Also we have HT users in mountain repeater country accessing them with HTs a lot further out than 12 miles.
Because it really is LOS.
And we drive the receivers way down toward the noise floor with pre-amplification carefully balanced with filtering.
But. Frankly. They usually sound like crap and it gets old. Even a decent quarter wave rubber duck makes a huge difference in their signal quality by bringing things up just a couple of dB at the receiver site.
Nothing worse than having to tell someone new and excited about the hobby that their $30 HT from China just sounds like crap. Audio chain wise (on many of them) and RF signal strength wise... not to mention the ones that sneak out of the factory with their deviation set all wrong.

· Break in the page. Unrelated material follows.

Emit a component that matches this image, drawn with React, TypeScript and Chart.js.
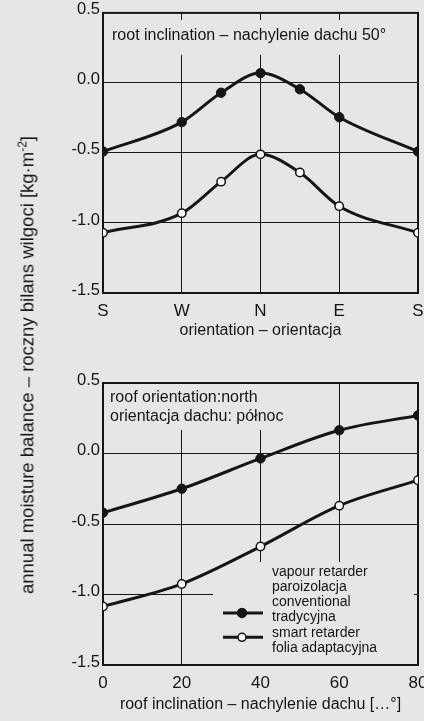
import React, { useEffect, useRef } from "react";
import { Chart, registerables } from "chart.js";

Chart.register(...registerables);

// ---------- data ----------
const orientationPositions = [0, 1, 1.5, 2, 2.5, 3, 4];
const orientationTickLabels = ["S", "W", "N", "E", "S"];
const conventionalByOrientation = [-0.49, -0.28, -0.07, 0.07, -0.045, -0.245, -0.49];
const smartByOrientation = [-1.07, -0.93, -0.705, -0.51, -0.64, -0.88, -1.07];

const inclinations = [0, 20, 40, 60, 80];
const conventionalByInclination = [-0.42, -0.25, -0.035, 0.165, 0.27];
const smartByInclination = [-1.085, -0.925, -0.66, -0.37, -0.19];

const yMin = -1.5;
const yMax = 0.5;
const yStep = 0.5;

const topNote = ["root inclination – nachylenie dachu 50°"];
const bottomNote = ["roof orientation:north", "orientacja dachu: północ"];
const legendTitle = ["vapour retarder", "paroizolacja"];
const conventionalLabel = ["conventional", "tradycyjna"];
const smartLabel = ["smart retarder", "folia adaptacyjna"];
const topXTitle = "orientation – orientacja";
const bottomXTitle = "roof inclination – nachylenie dachu […°]";

// ---------- styles ----------
const FONT = "'Liberation Sans', Arial, Helvetica, sans-serif";
const INK = "#151515";
const BG = "#e8e6e5";
const OPEN_FILL = "#f7f7f7";

const CANVAS_W = 440;

type Rect = { x: number; y: number; r?: number; b?: number; w?: number; h?: number };

function decorPlugin(cfg: {
  covers: Rect[];
  notes: string[];
  noteX: number;
  noteY: number;
  noteGap: number;
  legend?: boolean;
}) {
  return {
    id: "decor",
    beforeDatasetsDraw(chart: any) {
      const { ctx, chartArea: a } = chart;
      ctx.save();
      ctx.fillStyle = BG;
      for (const c of cfg.covers) {
        const x0 = a.left + c.x;
        const y0 = a.top + c.y;
        const x1 = c.r !== undefined ? a.right - c.r : x0 + (c.w || 0);
        const y1 = c.b !== undefined ? a.bottom - c.b : y0 + (c.h || 0);
        ctx.fillRect(x0, y0, x1 - x0, y1 - y0);
      }
      ctx.strokeStyle = INK;
      ctx.lineWidth = 2;
      ctx.strokeRect(a.left, a.top, a.right - a.left, a.bottom - a.top);
      ctx.restore();
    },
    afterDatasetsDraw(chart: any) {
      const { ctx, chartArea: a } = chart;
      ctx.save();
      ctx.fillStyle = INK;
      ctx.font = `16px ${FONT}`;
      ctx.textBaseline = "middle";
      ctx.textAlign = "left";
      cfg.notes.forEach((t, i) => {
        ctx.fillText(t, a.left + cfg.noteX, a.top + cfg.noteY + i * cfg.noteGap);
      });
      if (cfg.legend) {
        const tx = a.left + 169;
        const ty = a.top + 189;
        const gap = 15.2;
        const lines = [...legendTitle, ...conventionalLabel, ...smartLabel];
        ctx.font = `14px ${FONT}`;
        lines.forEach((t, i) => ctx.fillText(t, tx, ty + i * gap));
        const samples = [
          { y: ty + 2 * gap + 10.5, fill: INK, r: 4.5 },
          { y: ty + 4 * gap + 4.5, fill: OPEN_FILL, r: 4 },
        ];
        for (const s of samples) {
          ctx.strokeStyle = INK;
          ctx.lineWidth = 3;
          ctx.beginPath();
          ctx.moveTo(a.left + 120, s.y);
          ctx.lineTo(a.left + 160, s.y);
          ctx.stroke();
          ctx.beginPath();
          ctx.arc(a.left + 139, s.y, s.r, 0, Math.PI * 2);
          ctx.fillStyle = s.fill;
          ctx.fill();
          ctx.lineWidth = 1.5;
          ctx.stroke();
          ctx.fillStyle = INK;
        }
      }
      ctx.restore();
    },
  };
}

function makeDatasets(xs: number[], conv: number[], smart: number[]) {
  return [
    {
      label: conventionalLabel.join(" – "),
      data: xs.map((x, i) => ({ x, y: conv[i] })),
      borderColor: INK,
      borderWidth: 3,
      pointRadius: 4.7,
      pointBackgroundColor: INK,
      pointBorderColor: INK,
      pointBorderWidth: 1,
      cubicInterpolationMode: "monotone" as const,
      clip: 0,
    },
    {
      label: smartLabel.join(" – "),
      data: xs.map((x, i) => ({ x, y: smart[i] })),
      borderColor: INK,
      borderWidth: 3,
      pointRadius: 4.2,
      pointBackgroundColor: OPEN_FILL,
      pointBorderColor: INK,
      pointBorderWidth: 1.5,
      cubicInterpolationMode: "monotone" as const,
      clip: 0,
    },
  ];
}

function makeOptions(p: {
  xMin: number;
  xMax: number;
  xStep: number;
  xLabel: (v: number) => string;
  xTitle: string;
  padTop: number;
  xAxisH: number;
  titlePadBottom: number;
}) {
  return {
    responsive: false,
    animation: false as const,
    devicePixelRatio: 1,
    layout: { padding: { left: 0, right: CANVAS_W - 418, top: p.padTop, bottom: 0 } },
    plugins: { legend: { display: false }, tooltip: { enabled: false }, title: { display: false } },
    scales: {
      x: {
        type: "linear" as const,
        min: p.xMin,
        max: p.xMax,
        afterFit: (s: any) => {
          s.height = p.xAxisH;
        },
        ticks: {
          stepSize: p.xStep,
          autoSkip: false,
          maxRotation: 0,
          padding: 8,
          color: INK,
          font: { family: FONT, size: 17 },
          callback: (v: any) => p.xLabel(Number(v)),
        },
        grid: { color: INK, lineWidth: 1, drawTicks: false },
        border: { display: false },
        title: {
          display: true,
          text: p.xTitle,
          color: INK,
          font: { family: FONT, size: 16 },
          padding: { top: 0, bottom: p.titlePadBottom },
        },
      },
      y: {
        type: "linear" as const,
        min: yMin,
        max: yMax,
        afterFit: (s: any) => {
          s.width = 103;
        },
        ticks: {
          stepSize: yStep,
          padding: 3,
          labelOffset: -3,
          color: INK,
          font: { family: FONT, size: 16.5 },
          callback: (v: any) => Number(v).toFixed(1),
        },
        grid: { color: INK, lineWidth: 1, drawTicks: false },
        border: { display: false },
      },
    },
  };
}

function OrientationChart() {
  const ref = useRef<HTMLCanvasElement>(null);
  useEffect(() => {
    const chart = new Chart(ref.current!, {
      type: "line",
      data: { datasets: makeDatasets(orientationPositions, conventionalByOrientation, smartByOrientation) as any },
      options: makeOptions({
        xMin: 0,
        xMax: 4,
        xStep: 1,
        xLabel: (v) => orientationTickLabels[Math.round(v)] ?? "",
        xTitle: topXTitle,
        padTop: 11,
        xAxisH: 52,
        titlePadBottom: 4.4,
      }) as any,
      plugins: [
        decorPlugin({
          covers: [{ x: 1, y: 7, r: 1, h: 35 }],
          notes: topNote,
          noteX: 9,
          noteY: 23,
          noteGap: 19,
        }) as any,
      ],
    });
    return () => chart.destroy();
  }, []);
  return (
    <canvas
      ref={ref}
      width={CANVAS_W}
      height={345}
      style={{ position: "absolute", left: 0, top: 0, width: CANVAS_W, height: 345 }}
    />
  );
}

function InclinationChart() {
  const ref = useRef<HTMLCanvasElement>(null);
  useEffect(() => {
    const chart = new Chart(ref.current!, {
      type: "line",
      data: { datasets: makeDatasets(inclinations, conventionalByInclination, smartByInclination) as any },
      options: makeOptions({
        xMin: 0,
        xMax: 80,
        xStep: 20,
        xLabel: (v) => String(v),
        xTitle: bottomXTitle,
        padTop: 38,
        xAxisH: 56,
        titlePadBottom: 6.4,
      }) as any,
      plugins: [
        decorPlugin({
          covers: [
            { x: 1, y: 1, w: 200, h: 46 },
            { x: 110, y: 179, r: 4, b: 1 },
          ],
          notes: bottomNote,
          noteX: 7,
          noteY: 15,
          noteGap: 19,
          legend: true,
        }) as any,
      ],
    });
    return () => chart.destroy();
  }, []);
  return (
    <canvas
      ref={ref}
      width={CANVAS_W}
      height={376}
      style={{ position: "absolute", left: 0, top: 345, width: CANVAS_W, height: 376 }}
    />
  );
}

export default function App() {
  return (
    <div
      style={{
        position: "fixed",
        left: 0,
        top: 0,
        width: 424,
        height: 721,
        overflow: "hidden",
        background: BG,
      }}
    >
      <OrientationChart />
      <InclinationChart />
      <div
        style={{
          position: "absolute",
          left: 27,
          top: 365,
          transform: "translate(-50%, -50%) rotate(-90deg)",
          whiteSpace: "nowrap",
          fontFamily: FONT,
          fontSize: 18.5,
          color: INK,
        }}
      >
        annual moisture balance – roczny bilans wilgoci [kg·m<sup style={{ fontSize: 12 }}>-2</sup>]
      </div>
    </div>
  );
}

And mobile... ugh. Reflections, picket fencing in and out of the squelch threshold, in and out of terrain holes. Just sounds like crap.
We try, but when the mountain range the repeaters sit on is 25 miles away from the geographic center of town, there’s just not a lot we can do without multiple receiver sites. And that’s wonderful but a whole different engineering game and price tag on the repeater side of things.
100 miles out, hill topping, with a real 50W radio and a properly installed high gain antenna is really common too. It’s gotten harder over the last couple of decades with the general site noise and city RF noise though.
One site is nearly 5000’ over average terrain and people are amazed when we tell them that after filtering and combiner losses on a shared DUAL 8-bay VHF dipole array, one TX, one RX, stacked vertically (yes, it’s over twenty feet tall at VHF on a tower leg) with a pattern favoring the direction toward the city, the repeaters average about 7W to the antenna, and can be heard 100 miles out. Everywhere.
By far my favorite site. But not cheap either. 11,440’ MSL and town is roughly 5,300-6,000 MSL. View is great from up there, too. Working up there all day can make people hypoxic and dehydration is a big deal.
Nothing beats altitude if you can get it.